Monday, June 27, 2011

Been to the Farmer's Market, now what? Part 1

I used to be a little intimidated by a visit to the farmer's market. What should I buy? How will I know what to cook? I even went armed a few times with a shopping list trying to find things things that I could fit into pre-selected recipes.  FAIL.  When I couldn't find what was on the list, I would end up frustrated at the supermarket.

But I soon learned that by taking this approach I was missing out on the beauty of local, seasonal vegetable shopping.  I had to learn to yield to the farmer's market and work with the peak vegetables, not the other way around.  This way, a whole new world of vegetables opened up to me.

I started looking for new things that I hadn't tried and things that I thought I didn't like.  Green beans?  Ew, this is the girl who only likes them cooked to death and covered in thick mushroom cream sauce and topped with fried onions.  

When I found something that looked new and interesting to me, I started asking questions of the farmers.  How do you prepare them?  This is how I learned that I love fresh crowder peas! 

May I have a taste?  The farmers are always more than happy to let you know exactly what to do with their prized vegetables and will always offer up a sample.  Now, I'm becoming quite familiar with my favorite vendors and they are always quite generous with repeat customers, quick to break up a punnet if I want less of a particular item, or to tuck an extra tomato or two into my parcel.

Here is a look at my haul from last Tuesday...

We have Georgia peaches, hydroponically grown organic red bibb and romaine lettuces, crowder peas, baby summer squash, zucchini, a variety of spinach called poye from the Pakistani ladies who sell all sorts of exotic veggies and love to tell you how they cook them, blueberries, red tomatoes and purple and yellow Russian heirloom tomatoes, Blue Lake green beans and local honey from bees that pollinate the farmer's sweet corn.  All the produce cost under $25, the honey cost $7.

Look how lovely and golden it is.  The flavor is much more delicate than darker honeys but less sweet, more earthy.  Have you ever  eaten a bit of raw sweet corn off the ear? That's the earthy sweetness I'm talking about.  Since cutting way back on processed sugar, this honey will come in handy when I want a little sweetness, like a little drizzle on top of homemade yogurt. 

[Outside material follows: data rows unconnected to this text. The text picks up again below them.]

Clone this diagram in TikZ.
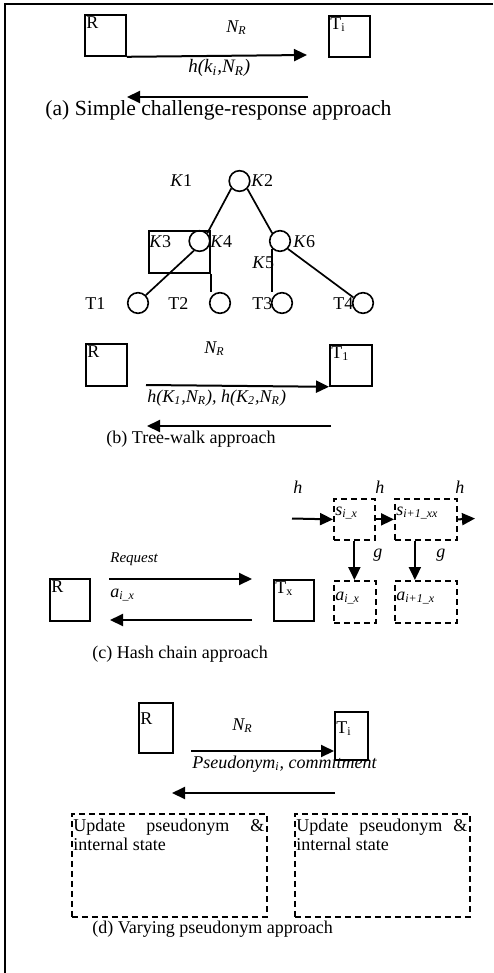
\documentclass[tikz,border=0pt]{standalone}
\usepackage{fontspec}
\setmainfont{Liberation Serif}
\usetikzlibrary{arrows.meta, positioning}

\begin{document}
\begin{tikzpicture}[
        x=0.5pt, y=-0.5pt,
        font=\fontsize{9}{11}\selectfont,
        agentbox/.style={rectangle, draw, line width=0.9pt, inner sep=0pt, anchor=north west},
        statebox/.style={agentbox, dash pattern=on 3pt off 2pt},
        boxsize/.style 2 args={minimum width=#1*0.5pt, minimum height=#2*0.5pt},
        keynode/.style={circle, draw, line width=0.8pt, minimum size=10.3pt, inner sep=0pt},
        branch/.style={line width=0.85pt},
        lbl/.style={inner sep=0pt, anchor=base west},
        boxlbl/.style={lbl, anchor=north west, inner sep=1pt},
        arrow/.style={-{Triangle[length=6.5pt,width=6pt]}, line width=1pt}
    ]
        \useasboundingbox (0,0) rectangle (493,973);
        \draw[line width=1.2pt] (493,4) -- (5,4) -- (5,973);

        % (a) simple challenge-response
        \node[agentbox, boxsize={41}{41}, label={[boxlbl]north west:R}] (Ra) at (84,14) {};
        \node[agentbox, boxsize={41}{41}, label={[boxlbl]north west:T\textsubscript{i}}] (Ta) at (328,15) {};
        \node[lbl] (NRa) at (226,33) {\textit{N\textsubscript{R}}};
        \node[lbl, font=\fontsize{9.5}{11}\selectfont] (hka) at (188,73) {\textit{h(k\textsubscript{i},N\textsubscript{R})}};
        \coordinate (a1) at (307,55);
        \coordinate (a2) at (308,97);
        \coordinate (a3) at (127,97);
        \draw[arrow] (Ra.south east) -- (a1);
        \draw[arrow] (a2) -- (a3);
        \node[lbl, font=\fontsize{10.8}{13}\selectfont] (capa) at (45,116) {(a) Simple challenge-response approach};

        % (b) tree of keys
        \node[keynode] (K2) at (239.5,181) {};
        \node[keynode] (K4) at (199.5,241) {};
        \node[keynode] (K6) at (280,241) {};
        \node[keynode] (T1) at (138,303) {};
        \node[keynode] (T2) at (220,303) {};
        \node[keynode] (T3) at (282,303) {};
        \node[keynode] (T4) at (363,303) {};
        \node[agentbox, boxsize={61}{42}] (K34) at (148,230) {};
        \node[lbl] (K1l) at (170,187) {\textit{K}1};
        \node[lbl] (K2l) at (251,187) {\textit{K}2};
        \node[lbl] (K3l) at (149,247) {\textit{K}3};
        \node[lbl] (K4l) at (210,247) {\textit{K}4};
        \node[lbl] (K5l) at (252,268) {\textit{K}5};
        \node[lbl] (K6l) at (293,247) {\textit{K}6};
        \node[lbl] (T1l) at (85,309) {T1};
        \node[lbl] (T2l) at (168,309) {T2};
        \node[lbl] (T3l) at (252,309) {T3};
        \node[lbl] (T4l) at (333,309) {T4};
        \draw[branch] (K2.222) -- (K4.north east);
        \draw[branch] (K2.south east) -- (K6.north west);
        \draw[branch] (K4.240) -- (T1.north east);
        \draw[branch] (K34.south east) -- (K34.south east |- T2.north);
        \draw[branch] (K6.south west) -- (K6.south west |- T3.north);
        \draw[branch] (K6.south east) -- (T4.150);

        % (b) messages
        \node[agentbox, boxsize={41}{42}, label={[boxlbl]north west:R}] (Rb) at (85,343) {};
        \node[agentbox, boxsize={42}{41}, label={[boxlbl]north west:T\textsubscript{1}}] (Tb) at (329,344) {};
        \node[lbl] (NRb) at (204,353) {\textit{N\textsubscript{R}}};
        \node[lbl] (hKb) at (147,402) {\textit{h(K\textsubscript{1},N\textsubscript{R}), h(K\textsubscript{2},N\textsubscript{R})}};
        \coordinate (b1) at (146,385);
        \coordinate (b2) at (331,426);
        \coordinate (b3) at (147,426);
        \draw[arrow] (b1) -- (Tb.south west);
        \draw[arrow] (b2) -- (b3);
        \node[lbl] (capb) at (106,443) {(b) Tree-walk approach};

        % (c) hash chain
        \node[statebox, boxsize={41}{41}, label={[lbl, anchor=west, inner sep=1pt, yshift=3pt]west:\textit{s\textsubscript{i\_x}}}] (sA) at (333,498) {};
        \node[statebox, boxsize={62}{41}, label={[lbl, anchor=west, inner sep=1pt, yshift=3pt]west:\textit{s\textsubscript{i+1\_xx}}}] (sB) at (394,498) {};
        \node[statebox, boxsize={42}{42}, label={[lbl, anchor=west, inner sep=1pt, yshift=2pt]west:\textit{a\textsubscript{i\_x}}}] (aA) at (333,580) {};
        \node[statebox, boxsize={62}{42}, label={[lbl, anchor=west, inner sep=1pt, yshift=2pt]west:\textit{a\textsubscript{i+1\_x}}}] (aB) at (394,580) {};
        \node[lbl] (h1) at (293,493) {\textit{h}};
        \node[lbl] (h2) at (375,493) {\textit{h}};
        \node[lbl] (h3) at (455,493) {\textit{h}};
        \node[lbl] (g1) at (373,557) {\textit{g}};
        \node[lbl] (g2) at (436,557) {\textit{g}};
        \coordinate (c5) at (292,518.5);
        \coordinate (c6) at (475,518.5);
        \draw[arrow] (c5) -- (sA.west);
        \draw[arrow] (sA.east) -- (sB.west);
        \draw[arrow] (sB.east) -- (c6);
        \draw[arrow] (sA.south) -- (sA.south |- aA.north);
        \draw[arrow] ([xshift=-5.5pt]sB.south) -- ([xshift=-5.5pt]sB.south |- aB.north);

        \node[agentbox, boxsize={40}{42}, label={[boxlbl]north west:R}] (Rc) at (49,578) {};
        \node[agentbox, boxsize={40}{41}, label={[boxlbl]north west:T\textsubscript{x}}] (Tc) at (273,579) {};
        \node[lbl, font=\fontsize{7.5}{9}\selectfont] (req) at (110,562) {\textit{Request}};
        \node[lbl] (aix) at (110,597) {\textit{a\textsubscript{i\_x}}};
        \coordinate (c1) at (109,579);
        \coordinate (c2) at (252,579);
        \coordinate (c3) at (252,620);
        \coordinate (c4) at (110,620);
        \draw[arrow] (c1) -- (c2);
        \draw[arrow] (c3) -- (c4);
        \node[lbl] (capc) at (92,658) {(c) Hash chain approach};

        % (d) varying pseudonym
        \node[agentbox, boxsize={34}{50}, label={[boxlbl, yshift=-4pt]north west:R}] (Rd) at (138,702) {};
        \node[agentbox, boxsize={33}{48}, label={[boxlbl, yshift=-4pt]north west:T\textsubscript{i}}] (Td) at (334,711) {};
        \node[lbl] (NRd) at (232,730) {\textit{N\textsubscript{R}}};
        \node[lbl] (psd) at (192,768) {\textit{Pseudonym\textsubscript{i}, commitment}};
        \coordinate (d1) at (191,751);
        \coordinate (d2) at (335,793);
        \coordinate (d3) at (172,793);
        \draw[arrow] (d1) -- (Td.west |- d1);
        \draw[arrow] (d2) -- (d3);

        \node[statebox, boxsize={195}{103}] (Ud1) at (71,813) {};
        \node[statebox, boxsize={175}{103}] (Ud2) at (294,813) {};
        \node[anchor=north west, inner sep=1pt, text width=95.5pt, align=justify, font=\fontsize{9}{9.4}\selectfont] (Ud1t) at ([yshift=-2pt]Ud1.north west) {Update pseudonym \&\linebreak internal state};
        \node[anchor=north west, inner sep=1pt, text width=85.5pt, align=justify, font=\fontsize{9}{9.4}\selectfont] (Ud2t) at ([yshift=-2pt]Ud2.north west) {Update pseudonym \&\linebreak internal state};
        \node[lbl] (capd) at (92,933) {(d) Varying pseudonym approach};
    \end{tikzpicture}
\end{document}
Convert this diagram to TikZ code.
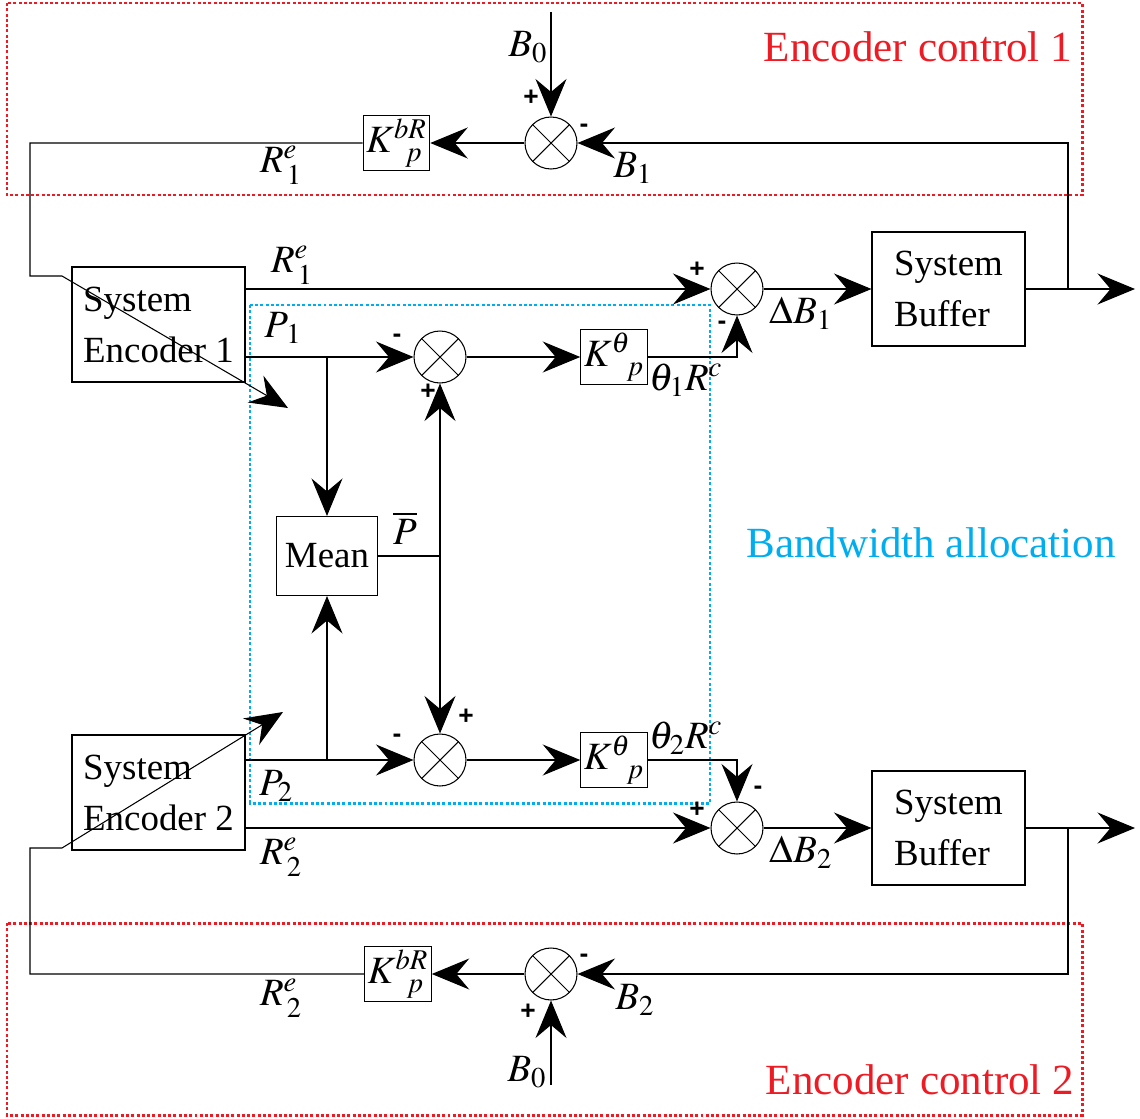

I was down to  my last $3 but wanted these blueberries.  The farmer was asking $5 but I said I only had $3.  He gave me a bagful at a special price!  Some I ate out of hand and some went into the flax minute breakfast muffins.

Georgia peaches need no explanation.  They are so good just eaten out of hand.  They are also amazing in the Jamie Oliver Peach and Mozzarella salad that I had made with my last batch of peaches.

Here's a closeup of the Russian heirloom tomatoes.  I got there late and the farmer only had a few left.  I paid for the purple ones and he added his last two yellow ones as a bonus.

Vine ripened heirloom tomatoes don't need anything other than slicing and eating.  But I made a whole lunch out of them.  Some boiled eggs and some basil drizzled with balsamic vinegar and a bit of spicy extra virgin olive oil drizzled over everything.  This weekday lunch was something out of the ordinary.  The tomatoes were juicy and sweet and bursting with rich, tomato flavor.  I hope he has more tomorrow!

Watch this space for part 2 to see what I did with the other goodies from my haul!

What is in season at your local farmer's market right now?

See this post at Real Food Wednesday!


  1. We're so far north that we're still seeing the tail end of asparagus and the strawberries have just made their first appearance. Additionally, last week we bought: braising mix (a mix of baby kale, chard, arugula, etc), green leaf lettuce, cilantro, radishes and garlic scapes.

  2. Asparagus is done, now it's stone fruit, eggplant, corn strawberries, all kinds of greens, potatoes, fava and sweet peas. Bitter melon (I'll skip that one, thanks). My market is huge and the vendors come from all over CA, so it's a big selection. For a while I was buying the strange vegetable of the week, but it's often kind of tough for me to know what to do with this stuff. The language barriers tend to be high enough that I'm lucky if I can get an English name, let alone how to cook. I've bought tiny fuzzy Indian bean pods, okra or jute leaves (language), sweet potato leaves, odd roots. Fun stuff, and I get to try new veggies, and sleuth them out.

  3. I frequent the farmer's markets as well and you have some great recipes, thank you for sharing them.

    We do some gluten free buying and I am looking forward to also trying the bread witht the coconut products you spoke about.